◆ Stored rows ◆

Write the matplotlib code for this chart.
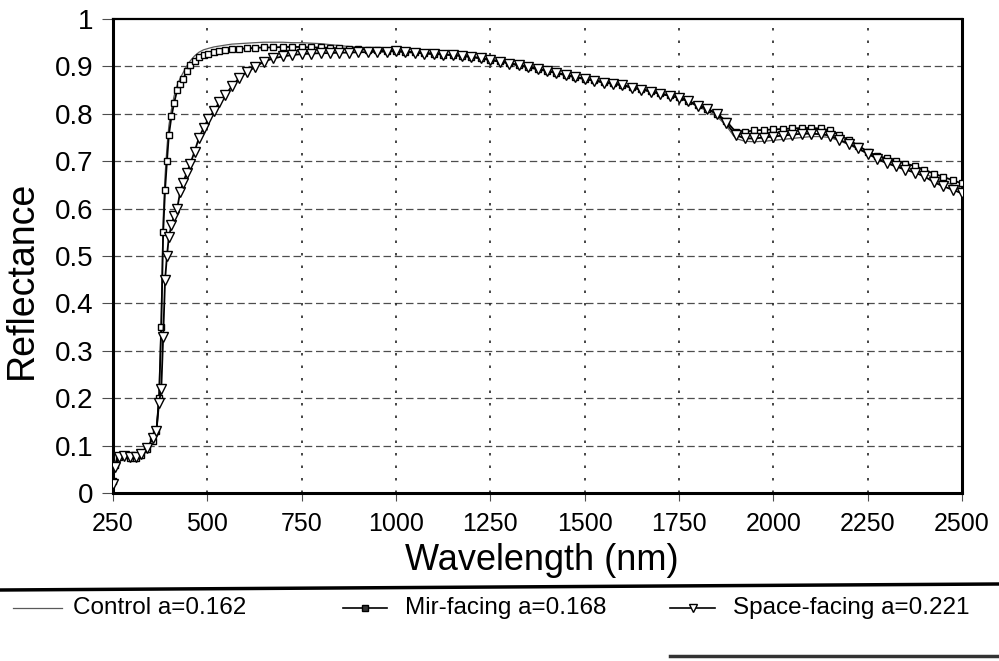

* * *

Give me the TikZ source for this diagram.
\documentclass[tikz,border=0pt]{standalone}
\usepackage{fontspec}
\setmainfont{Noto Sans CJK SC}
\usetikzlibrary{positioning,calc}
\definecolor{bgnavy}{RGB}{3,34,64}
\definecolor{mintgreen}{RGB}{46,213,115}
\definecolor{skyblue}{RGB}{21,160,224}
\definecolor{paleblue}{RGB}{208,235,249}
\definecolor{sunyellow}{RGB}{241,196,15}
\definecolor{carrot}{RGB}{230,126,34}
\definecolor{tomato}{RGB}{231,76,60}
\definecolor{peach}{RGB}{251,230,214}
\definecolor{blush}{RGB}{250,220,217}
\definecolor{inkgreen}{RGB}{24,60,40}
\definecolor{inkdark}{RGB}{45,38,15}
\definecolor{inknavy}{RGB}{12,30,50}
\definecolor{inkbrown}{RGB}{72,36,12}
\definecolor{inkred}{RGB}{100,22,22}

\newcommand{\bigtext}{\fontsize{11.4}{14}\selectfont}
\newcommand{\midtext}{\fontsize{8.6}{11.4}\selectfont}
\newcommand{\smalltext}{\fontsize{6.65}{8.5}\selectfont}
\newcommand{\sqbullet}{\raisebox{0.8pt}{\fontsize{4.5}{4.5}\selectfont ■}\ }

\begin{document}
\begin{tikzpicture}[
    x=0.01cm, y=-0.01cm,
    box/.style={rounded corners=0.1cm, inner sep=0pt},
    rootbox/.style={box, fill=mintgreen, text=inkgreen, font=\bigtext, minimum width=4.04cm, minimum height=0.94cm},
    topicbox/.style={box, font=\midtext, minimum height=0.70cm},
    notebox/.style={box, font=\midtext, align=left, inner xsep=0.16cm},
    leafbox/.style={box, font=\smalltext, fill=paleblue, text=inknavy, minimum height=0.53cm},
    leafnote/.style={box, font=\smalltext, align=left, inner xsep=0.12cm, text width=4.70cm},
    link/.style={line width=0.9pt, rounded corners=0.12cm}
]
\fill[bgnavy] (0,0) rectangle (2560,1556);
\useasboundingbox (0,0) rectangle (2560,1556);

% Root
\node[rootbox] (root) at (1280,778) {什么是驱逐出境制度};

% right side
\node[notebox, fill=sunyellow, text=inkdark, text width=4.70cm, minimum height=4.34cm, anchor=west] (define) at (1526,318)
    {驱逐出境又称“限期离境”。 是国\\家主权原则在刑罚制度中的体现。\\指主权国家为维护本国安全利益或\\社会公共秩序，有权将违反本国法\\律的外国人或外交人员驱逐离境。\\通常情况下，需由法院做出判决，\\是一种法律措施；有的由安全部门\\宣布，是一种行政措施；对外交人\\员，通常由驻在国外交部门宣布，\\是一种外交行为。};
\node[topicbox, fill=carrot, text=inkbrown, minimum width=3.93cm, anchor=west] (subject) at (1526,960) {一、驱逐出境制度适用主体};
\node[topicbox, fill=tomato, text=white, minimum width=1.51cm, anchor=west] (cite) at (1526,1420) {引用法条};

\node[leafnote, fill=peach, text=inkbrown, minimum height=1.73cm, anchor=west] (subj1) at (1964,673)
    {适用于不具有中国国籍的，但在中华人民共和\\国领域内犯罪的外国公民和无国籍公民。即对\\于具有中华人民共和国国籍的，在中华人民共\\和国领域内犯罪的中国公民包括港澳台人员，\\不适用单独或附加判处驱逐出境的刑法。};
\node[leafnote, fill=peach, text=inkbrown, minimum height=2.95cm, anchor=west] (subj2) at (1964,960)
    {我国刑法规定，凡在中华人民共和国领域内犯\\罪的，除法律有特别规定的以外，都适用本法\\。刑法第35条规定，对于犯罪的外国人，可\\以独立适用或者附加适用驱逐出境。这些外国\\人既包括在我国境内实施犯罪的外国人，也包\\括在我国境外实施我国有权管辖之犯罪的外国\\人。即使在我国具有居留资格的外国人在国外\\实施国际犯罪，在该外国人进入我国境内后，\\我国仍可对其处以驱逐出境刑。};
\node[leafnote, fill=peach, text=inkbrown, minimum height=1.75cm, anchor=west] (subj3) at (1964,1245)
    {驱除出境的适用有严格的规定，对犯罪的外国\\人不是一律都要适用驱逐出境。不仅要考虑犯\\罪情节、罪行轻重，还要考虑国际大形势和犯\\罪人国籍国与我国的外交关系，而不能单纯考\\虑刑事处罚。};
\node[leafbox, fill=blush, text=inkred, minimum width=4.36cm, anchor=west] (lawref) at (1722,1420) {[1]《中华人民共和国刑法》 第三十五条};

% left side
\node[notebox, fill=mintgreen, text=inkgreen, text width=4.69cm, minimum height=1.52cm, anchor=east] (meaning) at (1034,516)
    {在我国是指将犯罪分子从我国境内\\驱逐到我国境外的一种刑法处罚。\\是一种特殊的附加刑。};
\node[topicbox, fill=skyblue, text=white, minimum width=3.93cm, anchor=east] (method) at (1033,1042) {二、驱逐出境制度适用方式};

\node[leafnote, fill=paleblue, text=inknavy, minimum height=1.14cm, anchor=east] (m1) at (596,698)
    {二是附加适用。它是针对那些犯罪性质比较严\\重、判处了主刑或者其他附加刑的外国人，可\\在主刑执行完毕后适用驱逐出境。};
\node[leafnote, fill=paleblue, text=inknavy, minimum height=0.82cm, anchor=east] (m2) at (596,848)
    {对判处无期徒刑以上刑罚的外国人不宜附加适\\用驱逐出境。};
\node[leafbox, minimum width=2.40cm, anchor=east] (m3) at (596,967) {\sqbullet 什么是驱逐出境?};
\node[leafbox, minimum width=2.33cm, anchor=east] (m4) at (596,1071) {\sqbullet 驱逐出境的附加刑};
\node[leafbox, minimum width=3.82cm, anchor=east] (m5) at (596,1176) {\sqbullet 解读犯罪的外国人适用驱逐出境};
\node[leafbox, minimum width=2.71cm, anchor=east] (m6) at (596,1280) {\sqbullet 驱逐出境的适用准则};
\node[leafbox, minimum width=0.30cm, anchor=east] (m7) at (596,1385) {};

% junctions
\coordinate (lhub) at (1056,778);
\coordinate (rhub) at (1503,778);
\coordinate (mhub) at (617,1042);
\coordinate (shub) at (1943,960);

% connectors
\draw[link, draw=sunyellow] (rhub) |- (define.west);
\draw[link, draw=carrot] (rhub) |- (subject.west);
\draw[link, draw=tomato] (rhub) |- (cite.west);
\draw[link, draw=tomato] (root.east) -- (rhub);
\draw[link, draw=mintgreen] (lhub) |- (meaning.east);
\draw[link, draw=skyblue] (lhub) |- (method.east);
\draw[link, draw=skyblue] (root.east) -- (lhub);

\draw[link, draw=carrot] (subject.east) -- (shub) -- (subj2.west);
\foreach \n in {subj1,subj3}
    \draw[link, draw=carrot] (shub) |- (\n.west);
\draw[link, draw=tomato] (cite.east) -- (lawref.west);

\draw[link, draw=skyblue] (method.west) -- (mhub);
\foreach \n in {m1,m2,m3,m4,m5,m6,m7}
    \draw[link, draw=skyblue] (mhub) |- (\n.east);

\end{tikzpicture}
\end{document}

◆ Work instructions ◆
Find every line in the records above that holds the word "this", and copy each one.

◆ Task response ◆
Write the matplotlib code for this chart.
Give me the TikZ source for this diagram.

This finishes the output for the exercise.